** SUPPLIED DATA **
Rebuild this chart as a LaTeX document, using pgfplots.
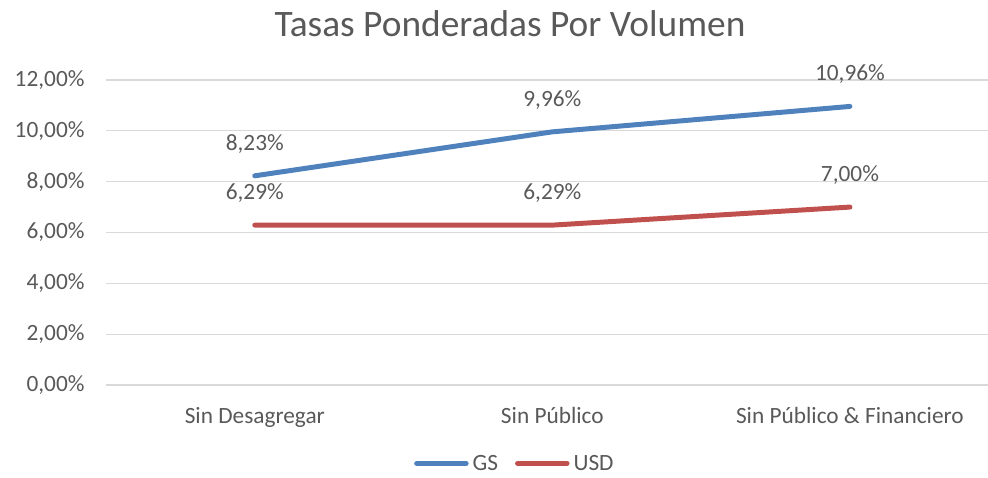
\documentclass[border=0pt]{standalone}
\usepackage{pgfplots}
\pgfplotsset{compat=1.18}
\usepackage{fontspec}
\setmainfont{Carlito}
\definecolor{txt}{HTML}{595959}
\definecolor{gridc}{HTML}{D9D9D9}
\definecolor{gsblue}{HTML}{4F81BD}
\definecolor{usdred}{HTML}{C0504D}
\begin{document}
\begin{tikzpicture}
\useasboundingbox (0,0) rectangle (988bp,478bp);
\node[text=txt, font=\fontsize{37.5}{42}\selectfont] at (510bp,454bp) {Tasas Ponderadas Por Volumen};
\begin{axis}[
  at={(106bp,93bp)}, anchor=south west,
  scale only axis, width=882bp, height=305bp,
  xmin=-0.5, xmax=2.464, ymin=0, ymax=12,
  axis line style={draw=none},
  ymajorgrids, grid style={gridc, line width=1.2pt},
  ytick={0,2,4,6,8,10,12},
  xtick={0,1,2},
  xticklabels={Sin Desagregar, Sin Público, Sin Público \& Financiero},
  major tick length=0pt,
  /pgf/number format/assume math mode=true,
  yticklabel={\pgfmathprintnumber[fixed,fixed zerofill,precision=2,use comma]{\tick}\%},
  ticklabel style={text=txt, font=\fontsize{23.4}{28}\selectfont},
  yticklabel style={anchor=east, xshift=-18bp},
  xticklabel style={anchor=north, yshift=-19bp},
  nodes near coords={\pgfmathprintnumber[fixed,fixed zerofill,precision=2,use comma]{\pgfplotspointmeta}\%},
  point meta=y,
  every node near coord/.style={anchor=center, yshift=32bp, text=txt, font=\fontsize{23.4}{28}\selectfont},
  legend columns=2,
  legend style={at={(0.463,-0.257)}, anchor=center, draw=none, fill=none,
    font=\fontsize{23.4}{28}\selectfont, text=txt, inner sep=0pt,
    nodes={inner sep=1pt, text depth=0pt},
    /tikz/every even column/.append style={column sep=16bp},
    /tikz/every odd column/.append style={column sep=3bp}},
  legend image code/.code={\draw[#1, line cap=round] (2.5bp,0bp) -- (52bp,0bp);},
]
\addplot[gsblue, line width=5pt, line cap=round, line join=round, mark=none] coordinates {(0,8.23) (1,9.96) (2,10.96)};
\addlegendentry{GS}
\addplot[usdred, line width=5pt, line cap=round, line join=round, mark=none] coordinates {(0,6.29) (1,6.29) (2,7.00)};
\addlegendentry{USD}
\end{axis}
\end{tikzpicture}
\end{document}
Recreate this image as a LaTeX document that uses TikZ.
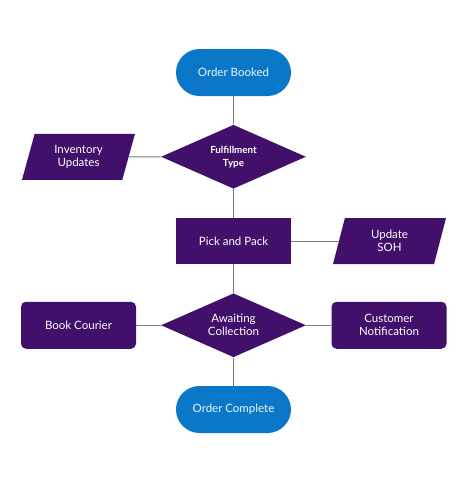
\documentclass[tikz,border=0pt]{standalone}
\usepackage{fontspec}
\setmainfont{Lato}
\usetikzlibrary{shapes.geometric,positioning}

\definecolor{flowpurple}{HTML}{41106A}
\definecolor{flowblue}{HTML}{0A77C9}
\definecolor{flowline}{HTML}{7A7A7A}

\begin{document}
\begin{tikzpicture}[-,thick,node distance=84.25pt,
    every node/.style={font=\fontsize{11.5}{13}\selectfont,text=white,align=center,inner sep=2pt},
    term node/.style={rectangle,rounded corners=23.5pt,fill=flowblue,text=cyan!8,minimum width=115pt,minimum height=47pt},
    step node/.style={rectangle,fill=flowpurple,minimum width=115pt,minimum height=46pt},
    soft node/.style={rectangle,rounded corners=5pt,fill=flowpurple,minimum width=115pt,minimum height=47pt},
    io node/.style={trapezium,trapezium left angle=65,trapezium right angle=115,trapezium stretches body,fill=flowpurple,minimum width=113pt,minimum height=46pt},
    choice node/.style={diamond,fill=flowpurple,aspect=2.27,inner sep=0pt,minimum width=145pt,minimum height=64pt}]

\useasboundingbox (0,0) rectangle (468pt,-485pt);

\node[term node] (ob) at (233.5pt,-72.5pt) {Order Booked};
\node[choice node] (ft) [below of=ob] {\fontsize{9.8}{11.5}\selectfont\bfseries Fulfillment\\\fontsize{9.8}{11.5}\selectfont\bfseries Type};
\node[io node] (inv) [left of=ft, node distance=155pt] {Inventory\\Updates};
\node[step node] (pp) [below of=ft] {Pick and Pack};
\node[io node] (soh) [right of=pp, node distance=156pt] {Update\\SOH};
\node[choice node] (ac) [below of=pp] {Awaiting\\Collection};
\node[soft node] (bc) [left of=ac, node distance=155pt] {Book Courier};
\node[soft node] (cn) [right of=ac, node distance=155.5pt] {Customer\\Notification};
\node[term node] (oc) [below of=ac] {Order Complete};

\path[draw=flowline,line width=1pt]
(ob) edge (ft)
(ft) edge (inv)
(ft) edge (pp)
(pp) edge (soh)
(pp) edge (ac)
(ac) edge (bc)
(ac) edge (cn)
(ac) edge (oc)
;

\end{tikzpicture}
\end{document}
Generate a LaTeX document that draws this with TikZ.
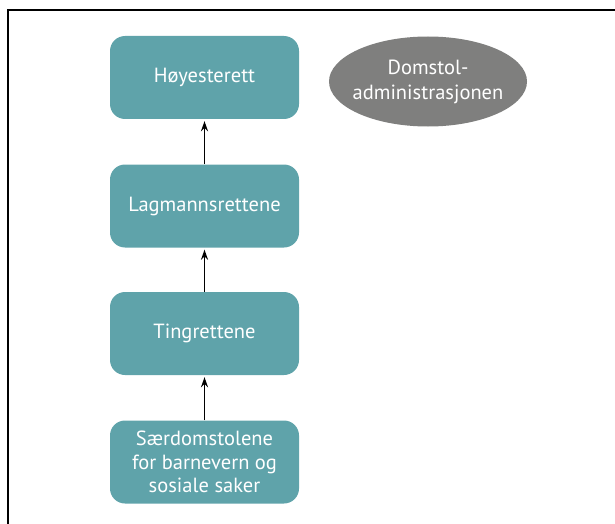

** DIRECTIONS **
Find all lines where the word "that" appears. Copy them.

** TASK OUTPUT **
Recreate this image as a LaTeX document that uses TikZ.
Generate a LaTeX document that draws this with TikZ.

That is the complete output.